[Data segment]
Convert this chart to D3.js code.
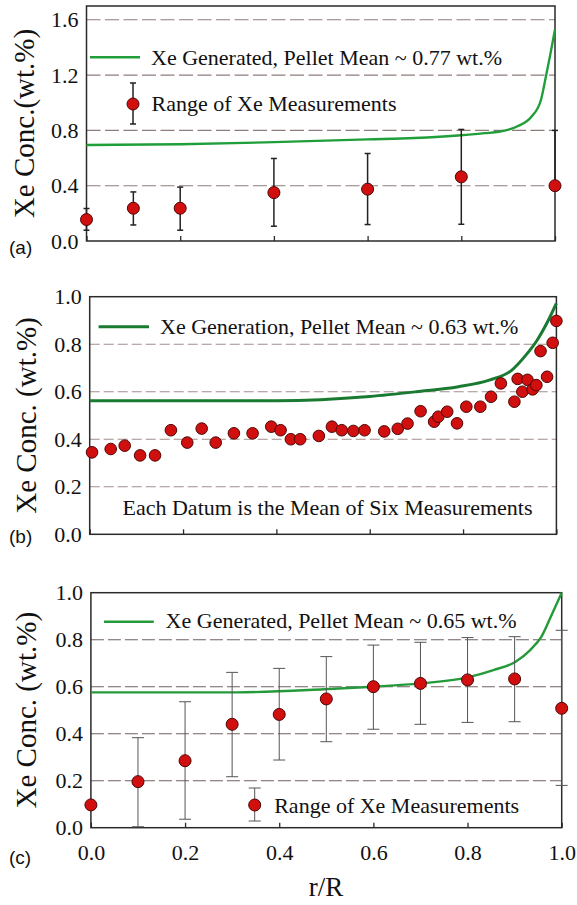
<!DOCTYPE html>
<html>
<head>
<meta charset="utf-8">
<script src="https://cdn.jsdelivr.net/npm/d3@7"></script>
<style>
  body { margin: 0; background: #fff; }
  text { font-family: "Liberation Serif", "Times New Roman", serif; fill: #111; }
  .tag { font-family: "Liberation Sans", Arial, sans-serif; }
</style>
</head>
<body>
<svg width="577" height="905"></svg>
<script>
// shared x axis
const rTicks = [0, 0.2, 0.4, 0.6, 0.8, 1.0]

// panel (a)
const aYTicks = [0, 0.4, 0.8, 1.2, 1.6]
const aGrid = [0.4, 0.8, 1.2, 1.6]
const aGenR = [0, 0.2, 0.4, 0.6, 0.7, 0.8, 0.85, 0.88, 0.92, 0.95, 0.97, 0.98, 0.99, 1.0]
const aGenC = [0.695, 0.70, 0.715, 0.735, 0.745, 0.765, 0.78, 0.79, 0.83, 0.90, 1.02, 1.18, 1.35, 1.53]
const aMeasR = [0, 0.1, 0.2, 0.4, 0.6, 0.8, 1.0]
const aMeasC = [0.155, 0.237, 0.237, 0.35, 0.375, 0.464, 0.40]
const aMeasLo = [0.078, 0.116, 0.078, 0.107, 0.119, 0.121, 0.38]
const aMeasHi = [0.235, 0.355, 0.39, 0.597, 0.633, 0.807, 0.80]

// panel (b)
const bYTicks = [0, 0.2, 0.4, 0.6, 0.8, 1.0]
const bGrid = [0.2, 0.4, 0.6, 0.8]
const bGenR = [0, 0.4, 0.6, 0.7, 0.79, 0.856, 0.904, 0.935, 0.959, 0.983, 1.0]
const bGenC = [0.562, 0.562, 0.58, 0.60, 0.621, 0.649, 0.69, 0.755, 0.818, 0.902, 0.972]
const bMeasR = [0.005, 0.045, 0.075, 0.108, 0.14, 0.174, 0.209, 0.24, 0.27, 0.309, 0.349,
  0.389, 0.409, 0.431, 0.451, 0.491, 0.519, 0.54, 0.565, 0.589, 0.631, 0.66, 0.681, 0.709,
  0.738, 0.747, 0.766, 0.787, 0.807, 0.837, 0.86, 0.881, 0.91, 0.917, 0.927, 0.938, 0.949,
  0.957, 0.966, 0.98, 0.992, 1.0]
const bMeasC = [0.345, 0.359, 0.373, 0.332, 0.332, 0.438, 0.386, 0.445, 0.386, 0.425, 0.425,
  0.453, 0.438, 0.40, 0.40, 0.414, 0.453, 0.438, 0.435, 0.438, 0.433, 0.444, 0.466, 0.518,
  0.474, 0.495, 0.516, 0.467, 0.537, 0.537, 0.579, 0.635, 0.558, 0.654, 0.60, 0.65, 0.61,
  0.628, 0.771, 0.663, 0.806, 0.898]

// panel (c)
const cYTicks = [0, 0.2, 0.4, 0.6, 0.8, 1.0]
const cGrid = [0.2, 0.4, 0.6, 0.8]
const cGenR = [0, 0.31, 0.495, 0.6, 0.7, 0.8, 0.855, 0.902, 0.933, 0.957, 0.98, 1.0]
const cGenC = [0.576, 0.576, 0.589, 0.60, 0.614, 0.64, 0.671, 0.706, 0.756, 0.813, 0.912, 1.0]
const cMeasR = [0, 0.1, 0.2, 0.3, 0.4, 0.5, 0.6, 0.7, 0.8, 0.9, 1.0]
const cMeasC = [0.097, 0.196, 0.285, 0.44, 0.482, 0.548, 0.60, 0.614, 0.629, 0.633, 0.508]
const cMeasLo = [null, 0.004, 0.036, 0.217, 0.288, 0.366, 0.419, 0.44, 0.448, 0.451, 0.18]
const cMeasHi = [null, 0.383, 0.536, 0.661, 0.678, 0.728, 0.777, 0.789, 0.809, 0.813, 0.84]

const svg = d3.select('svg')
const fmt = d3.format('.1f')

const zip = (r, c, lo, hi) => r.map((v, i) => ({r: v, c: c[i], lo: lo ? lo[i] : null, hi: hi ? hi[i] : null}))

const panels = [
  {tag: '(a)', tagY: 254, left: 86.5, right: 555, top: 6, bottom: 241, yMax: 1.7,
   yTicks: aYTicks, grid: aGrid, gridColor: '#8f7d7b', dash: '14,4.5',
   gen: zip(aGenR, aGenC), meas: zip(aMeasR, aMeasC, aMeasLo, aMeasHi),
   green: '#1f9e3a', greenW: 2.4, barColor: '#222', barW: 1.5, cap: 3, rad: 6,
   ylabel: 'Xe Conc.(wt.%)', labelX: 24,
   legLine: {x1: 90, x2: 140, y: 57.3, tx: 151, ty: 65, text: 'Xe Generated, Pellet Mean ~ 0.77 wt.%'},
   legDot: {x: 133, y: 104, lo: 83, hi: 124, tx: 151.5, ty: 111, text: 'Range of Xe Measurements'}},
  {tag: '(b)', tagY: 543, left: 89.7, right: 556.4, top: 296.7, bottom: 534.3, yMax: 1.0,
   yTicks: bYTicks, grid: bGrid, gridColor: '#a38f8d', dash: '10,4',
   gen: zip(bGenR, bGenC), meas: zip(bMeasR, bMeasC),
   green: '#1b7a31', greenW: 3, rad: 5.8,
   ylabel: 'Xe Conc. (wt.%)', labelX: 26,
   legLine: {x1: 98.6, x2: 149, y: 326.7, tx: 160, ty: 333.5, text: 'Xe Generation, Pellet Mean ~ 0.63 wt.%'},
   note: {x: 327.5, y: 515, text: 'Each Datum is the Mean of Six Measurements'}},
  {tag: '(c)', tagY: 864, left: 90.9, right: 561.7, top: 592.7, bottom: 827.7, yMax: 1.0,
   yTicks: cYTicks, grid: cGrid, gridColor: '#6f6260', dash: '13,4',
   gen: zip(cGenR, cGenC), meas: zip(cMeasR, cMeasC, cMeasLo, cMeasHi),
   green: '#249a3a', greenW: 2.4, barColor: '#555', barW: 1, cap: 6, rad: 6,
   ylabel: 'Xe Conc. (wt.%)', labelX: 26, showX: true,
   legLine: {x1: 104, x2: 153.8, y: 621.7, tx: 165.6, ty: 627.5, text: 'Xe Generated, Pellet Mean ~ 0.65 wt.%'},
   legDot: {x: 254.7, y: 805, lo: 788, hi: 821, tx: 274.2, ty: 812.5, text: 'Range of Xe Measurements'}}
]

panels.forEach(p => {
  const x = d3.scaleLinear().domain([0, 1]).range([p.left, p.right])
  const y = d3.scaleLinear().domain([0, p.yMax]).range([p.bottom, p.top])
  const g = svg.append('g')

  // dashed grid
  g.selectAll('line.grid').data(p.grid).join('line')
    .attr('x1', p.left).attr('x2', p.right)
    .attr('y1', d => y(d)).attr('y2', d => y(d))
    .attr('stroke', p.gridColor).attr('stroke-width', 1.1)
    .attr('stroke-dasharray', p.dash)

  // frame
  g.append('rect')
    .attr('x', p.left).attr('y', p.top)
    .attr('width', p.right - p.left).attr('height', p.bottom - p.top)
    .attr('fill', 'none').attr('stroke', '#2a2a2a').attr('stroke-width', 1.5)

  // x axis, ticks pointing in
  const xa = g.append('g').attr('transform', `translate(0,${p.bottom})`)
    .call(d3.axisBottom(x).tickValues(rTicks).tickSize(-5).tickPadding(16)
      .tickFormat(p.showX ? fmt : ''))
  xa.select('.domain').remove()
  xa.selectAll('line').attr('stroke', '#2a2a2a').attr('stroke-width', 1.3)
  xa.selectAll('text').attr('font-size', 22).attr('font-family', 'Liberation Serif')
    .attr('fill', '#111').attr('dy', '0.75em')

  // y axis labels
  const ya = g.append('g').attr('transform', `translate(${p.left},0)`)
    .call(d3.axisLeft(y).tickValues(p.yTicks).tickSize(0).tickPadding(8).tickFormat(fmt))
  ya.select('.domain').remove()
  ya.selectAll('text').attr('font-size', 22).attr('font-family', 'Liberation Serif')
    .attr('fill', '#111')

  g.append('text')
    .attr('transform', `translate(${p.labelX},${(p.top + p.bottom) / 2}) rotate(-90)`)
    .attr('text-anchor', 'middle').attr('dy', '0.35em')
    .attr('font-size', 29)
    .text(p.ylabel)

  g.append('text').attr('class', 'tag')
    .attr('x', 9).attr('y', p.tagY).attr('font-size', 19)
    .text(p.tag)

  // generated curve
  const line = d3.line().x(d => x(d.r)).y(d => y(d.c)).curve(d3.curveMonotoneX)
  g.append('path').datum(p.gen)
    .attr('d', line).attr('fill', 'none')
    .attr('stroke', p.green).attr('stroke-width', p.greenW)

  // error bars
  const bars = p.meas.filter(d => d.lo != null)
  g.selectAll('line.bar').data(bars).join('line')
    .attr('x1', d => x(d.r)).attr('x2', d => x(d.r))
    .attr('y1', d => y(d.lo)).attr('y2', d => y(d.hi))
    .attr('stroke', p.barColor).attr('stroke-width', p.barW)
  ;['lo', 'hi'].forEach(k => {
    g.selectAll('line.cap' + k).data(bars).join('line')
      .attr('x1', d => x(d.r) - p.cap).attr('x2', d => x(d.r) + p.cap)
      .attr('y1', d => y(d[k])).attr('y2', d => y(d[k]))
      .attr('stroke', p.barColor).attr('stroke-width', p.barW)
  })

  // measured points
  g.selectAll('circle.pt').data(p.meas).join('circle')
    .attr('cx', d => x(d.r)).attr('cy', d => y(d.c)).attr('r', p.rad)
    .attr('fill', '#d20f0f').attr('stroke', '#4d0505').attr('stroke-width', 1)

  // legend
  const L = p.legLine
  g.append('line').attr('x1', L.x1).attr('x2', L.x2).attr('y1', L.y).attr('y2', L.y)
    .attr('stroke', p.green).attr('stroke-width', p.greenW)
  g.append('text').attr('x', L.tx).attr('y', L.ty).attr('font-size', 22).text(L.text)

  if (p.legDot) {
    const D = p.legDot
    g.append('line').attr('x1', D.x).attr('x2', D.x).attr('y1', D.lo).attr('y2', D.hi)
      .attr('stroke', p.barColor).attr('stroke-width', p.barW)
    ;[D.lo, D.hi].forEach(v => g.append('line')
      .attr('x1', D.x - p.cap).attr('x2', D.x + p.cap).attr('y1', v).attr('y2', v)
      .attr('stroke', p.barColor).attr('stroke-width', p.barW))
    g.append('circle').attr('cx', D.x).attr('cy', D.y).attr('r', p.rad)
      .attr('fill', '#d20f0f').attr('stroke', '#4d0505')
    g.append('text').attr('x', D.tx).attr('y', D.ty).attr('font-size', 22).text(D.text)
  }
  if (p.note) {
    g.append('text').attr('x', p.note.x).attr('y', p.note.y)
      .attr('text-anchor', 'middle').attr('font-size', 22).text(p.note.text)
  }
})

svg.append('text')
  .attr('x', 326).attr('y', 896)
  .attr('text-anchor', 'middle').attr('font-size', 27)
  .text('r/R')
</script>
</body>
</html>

[Given task]
Without any pictures, reproduce the lines from the first one in the material through the line that has "const aMeasHi = [0.235, 0.355, 0.39, 0.597, 0.633, 0.807, 0.80]", exactly as they appear.

[In response]
Convert this chart to D3.js code.
<!DOCTYPE html>
<html>
<head>
<meta charset="utf-8">
<script src="https://cdn.jsdelivr.net/npm/d3@7"></script>
<style>
  body { margin: 0; background: #fff; }
  text { font-family: "Liberation Serif", "Times New Roman", serif; fill: #111; }
  .tag { font-family: "Liberation Sans", Arial, sans-serif; }
</style>
</head>
<body>
<svg width="577" height="905"></svg>
<script>
// shared x axis
const rTicks = [0, 0.2, 0.4, 0.6, 0.8, 1.0]

// panel (a)
const aYTicks = [0, 0.4, 0.8, 1.2, 1.6]
const aGrid = [0.4, 0.8, 1.2, 1.6]
const aGenR = [0, 0.2, 0.4, 0.6, 0.7, 0.8, 0.85, 0.88, 0.92, 0.95, 0.97, 0.98, 0.99, 1.0]
const aGenC = [0.695, 0.70, 0.715, 0.735, 0.745, 0.765, 0.78, 0.79, 0.83, 0.90, 1.02, 1.18, 1.35, 1.53]
const aMeasR = [0, 0.1, 0.2, 0.4, 0.6, 0.8, 1.0]
const aMeasC = [0.155, 0.237, 0.237, 0.35, 0.375, 0.464, 0.40]
const aMeasLo = [0.078, 0.116, 0.078, 0.107, 0.119, 0.121, 0.38]
const aMeasHi = [0.235, 0.355, 0.39, 0.597, 0.633, 0.807, 0.80]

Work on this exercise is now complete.